Working data

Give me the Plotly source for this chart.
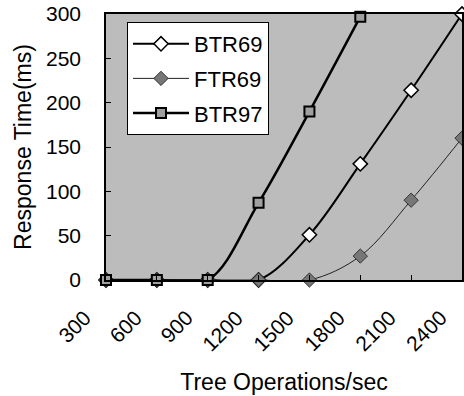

* * *

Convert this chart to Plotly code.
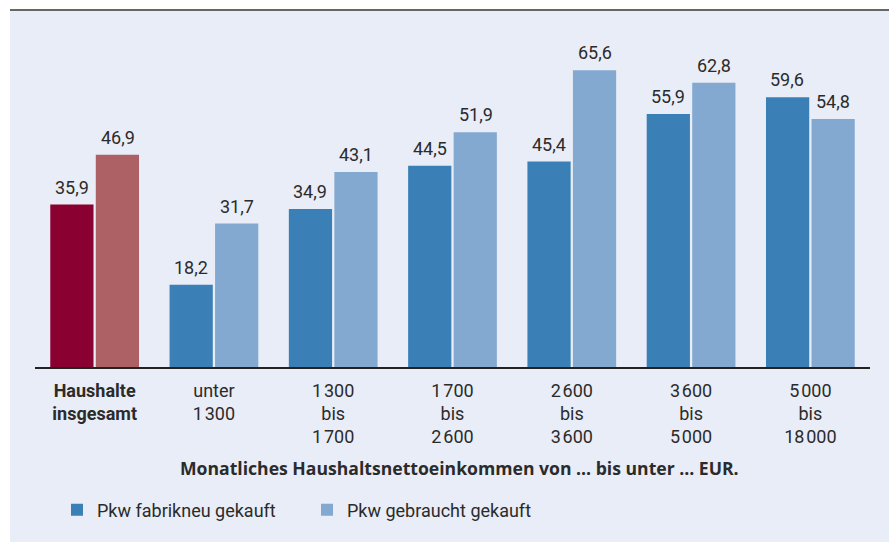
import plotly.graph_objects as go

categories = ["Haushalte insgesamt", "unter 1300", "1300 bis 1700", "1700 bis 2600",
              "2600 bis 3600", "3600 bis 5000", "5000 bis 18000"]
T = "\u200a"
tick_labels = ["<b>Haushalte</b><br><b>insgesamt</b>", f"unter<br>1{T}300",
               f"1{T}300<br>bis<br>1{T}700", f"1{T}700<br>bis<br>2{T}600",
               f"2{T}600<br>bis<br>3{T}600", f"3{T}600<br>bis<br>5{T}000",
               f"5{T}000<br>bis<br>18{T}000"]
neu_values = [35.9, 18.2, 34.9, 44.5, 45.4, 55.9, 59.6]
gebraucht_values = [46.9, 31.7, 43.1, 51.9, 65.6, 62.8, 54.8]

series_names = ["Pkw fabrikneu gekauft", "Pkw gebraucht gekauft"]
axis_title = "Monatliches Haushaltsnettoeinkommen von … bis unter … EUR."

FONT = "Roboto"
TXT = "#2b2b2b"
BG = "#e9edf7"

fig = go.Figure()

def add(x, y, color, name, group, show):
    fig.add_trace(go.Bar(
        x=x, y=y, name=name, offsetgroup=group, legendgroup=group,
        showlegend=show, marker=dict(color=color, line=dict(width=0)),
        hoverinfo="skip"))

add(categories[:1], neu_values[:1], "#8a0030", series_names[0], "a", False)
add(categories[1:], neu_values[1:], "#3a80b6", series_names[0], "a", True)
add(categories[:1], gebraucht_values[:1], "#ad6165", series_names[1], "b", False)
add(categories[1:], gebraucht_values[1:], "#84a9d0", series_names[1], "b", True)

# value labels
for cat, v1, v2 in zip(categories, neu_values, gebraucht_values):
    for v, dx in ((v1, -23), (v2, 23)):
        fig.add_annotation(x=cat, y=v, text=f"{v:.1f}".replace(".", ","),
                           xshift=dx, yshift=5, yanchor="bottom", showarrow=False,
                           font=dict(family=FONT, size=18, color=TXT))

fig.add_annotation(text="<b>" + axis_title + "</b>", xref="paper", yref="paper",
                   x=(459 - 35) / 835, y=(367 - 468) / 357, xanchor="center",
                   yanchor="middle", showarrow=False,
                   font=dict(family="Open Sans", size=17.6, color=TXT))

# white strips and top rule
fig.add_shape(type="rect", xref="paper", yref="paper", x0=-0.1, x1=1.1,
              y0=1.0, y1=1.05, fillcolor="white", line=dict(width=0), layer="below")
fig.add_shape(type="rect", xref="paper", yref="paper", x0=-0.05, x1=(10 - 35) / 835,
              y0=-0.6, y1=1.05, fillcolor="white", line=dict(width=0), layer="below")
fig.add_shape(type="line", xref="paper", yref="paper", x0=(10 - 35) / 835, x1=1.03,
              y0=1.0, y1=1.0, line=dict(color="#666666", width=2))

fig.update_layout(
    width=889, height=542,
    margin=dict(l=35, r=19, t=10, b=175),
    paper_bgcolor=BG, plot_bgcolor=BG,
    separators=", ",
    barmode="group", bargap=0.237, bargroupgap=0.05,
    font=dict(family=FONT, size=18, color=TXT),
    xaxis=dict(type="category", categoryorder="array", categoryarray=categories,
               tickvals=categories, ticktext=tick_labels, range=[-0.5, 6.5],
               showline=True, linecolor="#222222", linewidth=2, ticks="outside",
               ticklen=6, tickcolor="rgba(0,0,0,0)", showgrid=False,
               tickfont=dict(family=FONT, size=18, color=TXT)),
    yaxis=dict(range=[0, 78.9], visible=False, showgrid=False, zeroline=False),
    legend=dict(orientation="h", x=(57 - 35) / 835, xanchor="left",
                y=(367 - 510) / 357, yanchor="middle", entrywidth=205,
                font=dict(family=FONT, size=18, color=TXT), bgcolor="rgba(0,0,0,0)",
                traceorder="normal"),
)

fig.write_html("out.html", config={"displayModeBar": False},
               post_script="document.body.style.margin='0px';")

What you will do
Give back, unchanged, each line from the one containing "Convert this chart to Plotly code." through the one containing "import plotly.graph_objects as go". Pictures are to be left out.

Solution
Convert this chart to Plotly code.
import plotly.graph_objects as go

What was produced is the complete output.